Online Recovery

Online recovery repairs inconsistent or corrupted data replicas in a distributed file system (DFS). Unlike offline recovery, it can be performed while data is continuously being written, minimizing disrupting ongoing operations. DolphinDB's online recovery uses an incremental approach, copying only the differences between replicas, thus accelerating the recovery process.

Implementation

DolphinDB's online recovery adopts a multi-replica mechanism, transaction management and MVCC (Multi-Version Concurrency Control) to ensure data integrity.

In a distributed database, a table’s data in each partition (also known as “chunk“) is replicated across multiple data nodes. These identical copies are called replicas. Users define the number of replicas per chunk. Having at least two replicas allows recovery of a corrupted or inconsistent replica from an intact one. On startup, data nodes report their local replica information to the controller which compares it to its own chunk metadata. If inconsistencies are detected, the controller initiates an online recovery process where data is copied from a source node whose replica information matches the controller's metadata.

Each transaction in databases is assigned a unique, incrementing commit ID (CID). The system saves multiple transaction snapshots for each chunk, preserving database states at different time points. This enables multi-versioning through an MVCC mechanism. DolphinDB maintains these versions with a CID-based chain. Chunk inconsistencies typically result from missing transaction data. The online recovery process resolves these issues by copying differential data along the version chain, updating replicas to the latest state.

The online recovery process consists of the following two stages.

The Asynchronous Stage

The asynchronous recovery stage begins after the controller initiates a recovery request. The source node (with intact replica) identifies the maximum CID of the target node (with inconsistent replica) and copies the differential data. During this stage, the affected chunk continues handling new read and write operations.

To prevent an endless recovery loop caused by incoming transactions, the system switches to synchronous recovery under two conditions: when the remaining data to recover falls below a threshold (set by dfsSyncRecoveryChunkRowSize), or when the differential data has been copied 5 times.

The Synchronous Stage

During the synchronous recovery stage, writes to the affected chunk are temporarily blocked. The source node copies the remaining data to the target node. As only a small amount of data remains to be copied, the process usually finishes in less than a second, minimizing disruption to write operations on the chunk.

Process Overview

Full process of the online recovery:

  1. Upon reboot, a data node reports its chunk statistics to the cluster controller.

  2. The controller initiates recovery if needed, adding a recovery task to the recovery queue.

  3. A dedicated recovery thread collects the task from the queue, identifies source node and target node, and sends a recovery request to the source node.

  4. The source node copies differential data to the target node without blocking other operations. The target node reports back success or failure.

  5. The previous step repeats up to 5 times or until the replica difference is less than 100,000 rows (set by dfsSyncRecoveryChunkRowSize). Then, the source node requests the controller to switch to synchronous recovery.
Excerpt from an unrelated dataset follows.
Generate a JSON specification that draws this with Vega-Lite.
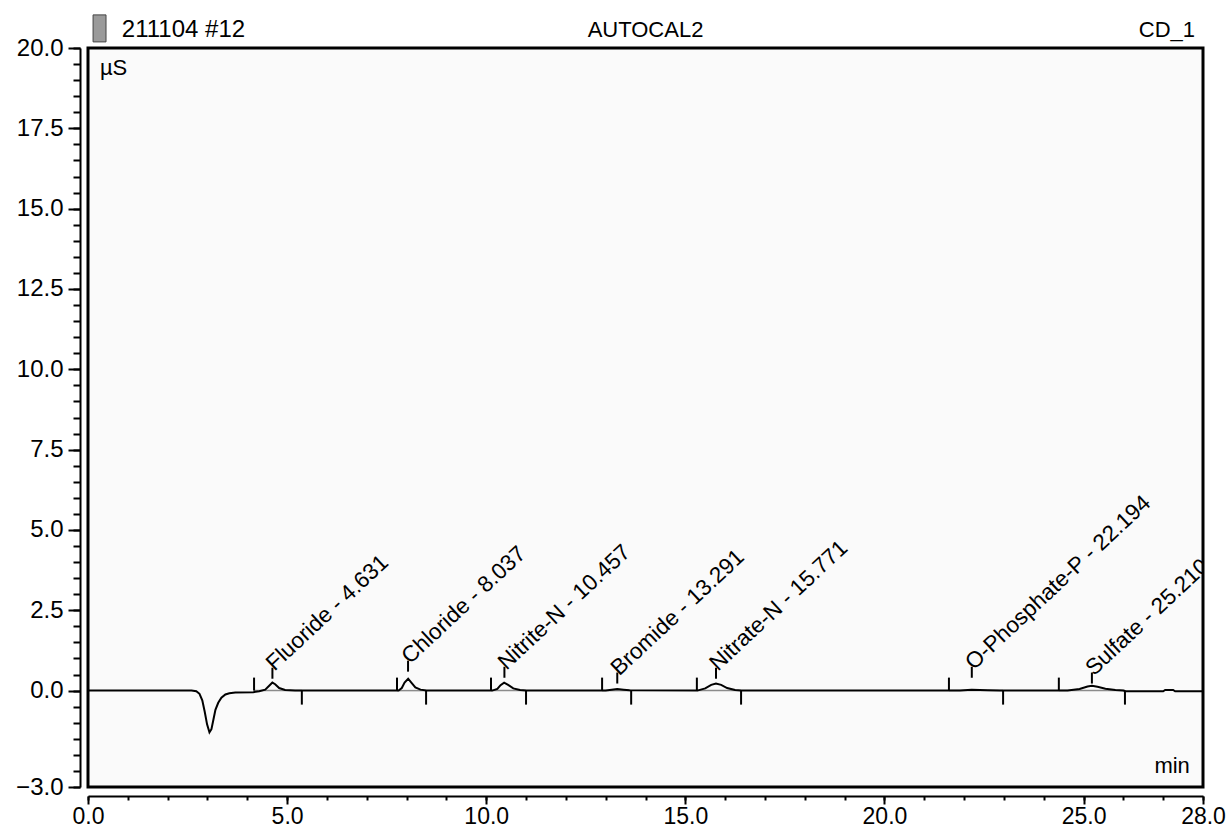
{
  "$schema": "https://vega.github.io/schema/vega-lite/v6.json",
  "width": 1115,
  "height": 739,
  "autosize": "none",
  "padding": {"left": 88, "top": 48, "right": 25, "bottom": 42},
  "background": "white",
  "view": {"fill": "#fafafa", "stroke": "black", "strokeWidth": 3},
  "config": {"font": "Liberation Sans", "text": {"font": "Liberation Sans", "fontSize": 22, "color": "black"}},
  "datasets": {
    "one": [{}],
    "trace": [
      {"t": 0, "v": 0}, {"t": 2.6, "v": 0}, {"t": 2.72, "v": -0.02}, {"t": 2.8, "v": -0.1},
      {"t": 2.87, "v": -0.3}, {"t": 2.93, "v": -0.65}, {"t": 2.99, "v": -1.05}, {"t": 3.05, "v": -1.3},
      {"t": 3.1, "v": -1.2}, {"t": 3.15, "v": -0.9}, {"t": 3.2, "v": -0.6}, {"t": 3.27, "v": -0.38},
      {"t": 3.35, "v": -0.22}, {"t": 3.45, "v": -0.12}, {"t": 3.55, "v": -0.08}, {"t": 3.7, "v": -0.06},
      {"t": 4.15, "v": -0.05}, {"t": 4.3, "v": -0.02}, {"t": 4.45, "v": 0.03}, {"t": 4.55, "v": 0.15},
      {"t": 4.63, "v": 0.25}, {"t": 4.7, "v": 0.2}, {"t": 4.8, "v": 0.08}, {"t": 4.95, "v": 0.02},
      {"t": 5.2, "v": 0}, {"t": 7.8, "v": 0}, {"t": 7.88, "v": 0.08}, {"t": 7.95, "v": 0.25},
      {"t": 8.04, "v": 0.37}, {"t": 8.12, "v": 0.25}, {"t": 8.22, "v": 0.1}, {"t": 8.35, "v": 0.03},
      {"t": 8.5, "v": 0.005}, {"t": 10.15, "v": 0}, {"t": 10.28, "v": 0.05}, {"t": 10.36, "v": 0.17},
      {"t": 10.45, "v": 0.25}, {"t": 10.55, "v": 0.18}, {"t": 10.68, "v": 0.07}, {"t": 10.85, "v": 0.02},
      {"t": 11.0, "v": 0}, {"t": 13.0, "v": 0}, {"t": 13.15, "v": 0.03}, {"t": 13.29, "v": 0.05},
      {"t": 13.45, "v": 0.03}, {"t": 13.6, "v": 0.01}, {"t": 15.3, "v": 0}, {"t": 15.5, "v": 0.07},
      {"t": 15.65, "v": 0.18}, {"t": 15.77, "v": 0.22}, {"t": 15.9, "v": 0.18}, {"t": 16.05, "v": 0.08},
      {"t": 16.25, "v": 0.02}, {"t": 16.4, "v": 0}, {"t": 21.9, "v": 0}, {"t": 22.19, "v": 0.03},
      {"t": 22.6, "v": 0.01}, {"t": 22.9, "v": 0}, {"t": 24.6, "v": 0}, {"t": 24.9, "v": 0.05},
      {"t": 25.1, "v": 0.13}, {"t": 25.21, "v": 0.15}, {"t": 25.35, "v": 0.12}, {"t": 25.55, "v": 0.06},
      {"t": 25.8, "v": 0.02}, {"t": 26.0, "v": 0}, {"t": 26.05, "v": -0.02}, {"t": 27.0, "v": -0.02},
      {"t": 27.05, "v": 0.02}, {"t": 27.25, "v": 0.02}, {"t": 27.3, "v": -0.02}, {"t": 28, "v": -0.02}
    ],
    "peaks": [
      {"label": "Fluoride - 4.631", "rt": 4.631, "tick": 0.37, "start": 4.17, "end": 5.37},
      {"label": "Chloride - 8.037", "rt": 8.037, "tick": 0.59, "start": 7.76, "end": 8.49},
      {"label": "Nitrite-N - 10.457", "rt": 10.457, "tick": 0.4, "start": 10.12, "end": 11.0},
      {"label": "Bromide - 13.291", "rt": 13.291, "tick": 0.22, "start": 12.91, "end": 13.64},
      {"label": "Nitrate-N - 15.771", "rt": 15.771, "tick": 0.37, "start": 15.29, "end": 16.4},
      {"label": "O-Phosphate-P - 22.194", "rt": 22.194, "tick": 0.4, "start": 21.62, "end": 22.98},
      {"label": "Sulfate - 25.210", "rt": 25.21, "tick": 0.22, "start": 24.38, "end": 26.04}
    ]
  },
  "resolve": {"axis": {"x": "independent", "y": "independent"}},
  "layer": [
    {
      "data": {"name": "peaks"},
      "mark": {"type": "rule", "color": "#8c8c8c", "strokeWidth": 1.5},
      "encoding": {
        "x": {"field": "start", "type": "quantitative", "scale": {"domain": [0, 28], "nice": false, "zero": false}, "axis": null},
        "x2": {"field": "end"},
        "y": {"datum": 0, "type": "quantitative", "scale": {"domain": [-3, 20], "nice": false, "zero": false}, "axis": null}
      }
    },
    {
      "data": {"name": "trace"},
      "mark": {"type": "line", "color": "black", "strokeWidth": 2, "clip": false},
      "encoding": {
        "x": {"field": "t", "type": "quantitative", "scale": {"domain": [0, 28], "nice": false, "zero": false},
          "axis": {"title": null, "orient": "bottom", "values": [0, 5, 10, 15, 20, 25, 28], "format": ".1f", "offset": 9, "tickSize": 8, "tickWidth": 2, "tickColor": "black", "domainColor": "black", "domainWidth": 2, "labelFont": "Liberation Sans", "labelFontSize": 23, "labelColor": "black", "labelPadding": 1, "labelFlush": false, "labelOverlap": false, "grid": false}},
        "y": {"field": "v", "type": "quantitative", "scale": {"domain": [-3, 20], "nice": false, "zero": false},
          "axis": {"title": null, "orient": "left", "values": [-3, 0, 2.5, 5, 7.5, 10, 12.5, 15, 17.5, 20], "format": ".1f", "offset": 8, "tickSize": 12, "tickWidth": 2, "tickColor": "black", "domainColor": "black", "domainWidth": 2, "labelFont": "Liberation Sans", "labelFontSize": 24, "labelColor": "black", "labelPadding": 5, "labelOverlap": false, "grid": false}}
      }
    },
    {
      "data": {"name": "peaks"},
      "mark": {"type": "rule", "color": "black", "strokeWidth": 2, "y2Offset": -13},
      "encoding": {
        "x": {"field": "start", "type": "quantitative", "scale": {"domain": [0, 28], "nice": false, "zero": false}, "axis": null},
        "y": {"datum": 0, "type": "quantitative", "scale": {"domain": [-3, 20], "nice": false, "zero": false}, "axis": null},
        "y2": {"datum": 0}
      }
    },
    {
      "data": {"name": "peaks"},
      "mark": {"type": "rule", "color": "black", "strokeWidth": 2, "y2Offset": 14},
      "encoding": {
        "x": {"field": "end", "type": "quantitative", "scale": {"domain": [0, 28], "nice": false, "zero": false}, "axis": null},
        "y": {"datum": 0, "type": "quantitative", "scale": {"domain": [-3, 20], "nice": false, "zero": false}, "axis": null},
        "y2": {"datum": 0}
      }
    },
    {
      "data": {"name": "peaks"},
      "mark": {"type": "rule", "color": "black", "strokeWidth": 2, "y2Offset": -11},
      "encoding": {
        "x": {"field": "rt", "type": "quantitative", "scale": {"domain": [0, 28], "nice": false, "zero": false},
          "axis": {"title": null, "orient": "bottom", "values": [0,1,2,3,4,5,6,7,8,9,10,11,12,13,14,15,16,17,18,19,20,21,22,23,24,25,26,27,28], "offset": 9, "tickSize": 4, "tickWidth": 2, "tickColor": "black", "labels": false, "domain": false, "grid": false}},
        "y": {"field": "tick", "type": "quantitative", "scale": {"domain": [-3, 20], "nice": false, "zero": false},
          "axis": {"title": null, "orient": "left", "values": [-3,-2.5,-2,-1.5,-1,-0.5,0,0.5,1,1.5,2,2.5,3,3.5,4,4.5,5,5.5,6,6.5,7,7.5,8,8.5,9,9.5,10,10.5,11,11.5,12,12.5,13,13.5,14,14.5,15,15.5,16,16.5,17,17.5,18,18.5,19,19.5,20], "offset": 8, "tickSize": 7, "tickWidth": 2, "tickColor": "black", "labels": false, "domain": false, "grid": false}},
        "y2": {"field": "tick"}
      }
    },
    {
      "data": {"name": "peaks"},
      "mark": {"type": "text", "angle": -43, "align": "left", "baseline": "alphabetic", "xOffset": 2, "yOffset": -7, "fontSize": 22.5, "clip": true},
      "encoding": {
        "x": {"field": "rt", "type": "quantitative", "scale": {"domain": [0, 28], "nice": false, "zero": false}, "axis": null},
        "y": {"field": "tick", "type": "quantitative", "scale": {"domain": [-3, 20], "nice": false, "zero": false}, "axis": null},
        "text": {"field": "label"}
      }
    },
    {
      "data": {"name": "one"},
      "mark": {"type": "text", "align": "left", "baseline": "alphabetic", "fontSize": 24, "clip": false},
      "encoding": {
        "x": {"datum": 0.85, "type": "quantitative", "scale": {"domain": [0, 28], "nice": false, "zero": false}, "axis": null},
        "y": {"datum": 20.34, "type": "quantitative", "scale": {"domain": [-3, 20], "nice": false, "zero": false}, "axis": null},
        "text": {"value": "211104 #12"}
      }
    },
    {
      "data": {"name": "one"},
      "mark": {"type": "text", "align": "center", "baseline": "alphabetic", "fontSize": 22, "clip": false},
      "encoding": {
        "x": {"datum": 14.0, "type": "quantitative", "scale": {"domain": [0, 28], "nice": false, "zero": false}, "axis": null},
        "y": {"datum": 20.34, "type": "quantitative", "scale": {"domain": [-3, 20], "nice": false, "zero": false}, "axis": null},
        "text": {"value": "AUTOCAL2"}
      }
    },
    {
      "data": {"name": "one"},
      "mark": {"type": "text", "align": "right", "baseline": "alphabetic", "fontSize": 22, "clip": false},
      "encoding": {
        "x": {"datum": 27.8, "type": "quantitative", "scale": {"domain": [0, 28], "nice": false, "zero": false}, "axis": null},
        "y": {"datum": 20.34, "type": "quantitative", "scale": {"domain": [-3, 20], "nice": false, "zero": false}, "axis": null},
        "text": {"value": "CD_1"}
      }
    },
    {
      "data": {"name": "one"},
      "mark": {"type": "text", "align": "left", "baseline": "alphabetic", "fontSize": 22, "clip": false},
      "encoding": {
        "x": {"datum": 0.3, "type": "quantitative", "scale": {"domain": [0, 28], "nice": false, "zero": false}, "axis": null},
        "y": {"datum": 19.16, "type": "quantitative", "scale": {"domain": [-3, 20], "nice": false, "zero": false}, "axis": null},
        "text": {"value": "µS"}
      }
    },
    {
      "data": {"name": "one"},
      "mark": {"type": "text", "align": "right", "baseline": "alphabetic", "fontSize": 22, "clip": false},
      "encoding": {
        "x": {"datum": 27.67, "type": "quantitative", "scale": {"domain": [0, 28], "nice": false, "zero": false}, "axis": null},
        "y": {"datum": -2.57, "type": "quantitative", "scale": {"domain": [-3, 20], "nice": false, "zero": false}, "axis": null},
        "text": {"value": "min"}
      }
    },
    {
      "data": {"name": "one"},
      "mark": {"type": "point", "shape": "M-0.48,-1H0.48V1H-0.48Z", "size": 729, "filled": true, "color": "#9a9a9a", "stroke": "#444", "strokeWidth": 1, "opacity": 1, "clip": false},
      "encoding": {
        "x": {"datum": 0.29, "type": "quantitative", "scale": {"domain": [0, 28], "nice": false, "zero": false}, "axis": null},
        "y": {"datum": 20.61, "type": "quantitative", "scale": {"domain": [-3, 20], "nice": false, "zero": false}, "axis": null}
      }
    }
  ]
}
  6. The controller marks the affected chunk as RECOVERING, blocking new writes to the chunk.

  7. The source node continues differential data copying until the replicas are identical, then reports completion to the controller.

  8. The controller changes chunk status to COMPLETE to allow new writes.

The following image shows a one-controller, three-data-node cluster with 2 replicas per chunk, illustrating Datanode1's recovery process after an error.

Benefits

Incremental data copying significantly reduces the recovery time.

The two-phase approach—non-blocking asynchronous replication followed by brief synchronous replication—minimizes business disruption.

Performance Tuning and Monitoring

DolphinDB offers tools for performance tuning, concurrency settings, and real-time monitoring to ensure efficient online recovery.

The configuration parameters and functions are as follows:

  • dfsRecoveryConcurrency: The number of concurrent recovery tasks in a node recovery. The default value is twice the number of all nodes except the agent.
  • recoveryWorkers: The number of workers that can be used to recover chunks synchronously in node recovery. The default value is 1. Alternatively, call resetRecoveryWorkerNum to configure the value dynamically.
  • getRecoveryTaskStatus: Get the status of recovery tasks.
  • suspendRecovery: Suspend online node recovery processes.
  • resumeRecovery: Resume suspended recovery processes in "Waiting" status.
  • cancelRecoveryTask: Cancel the replica recovery jobs that have been submitted but have not begun execution.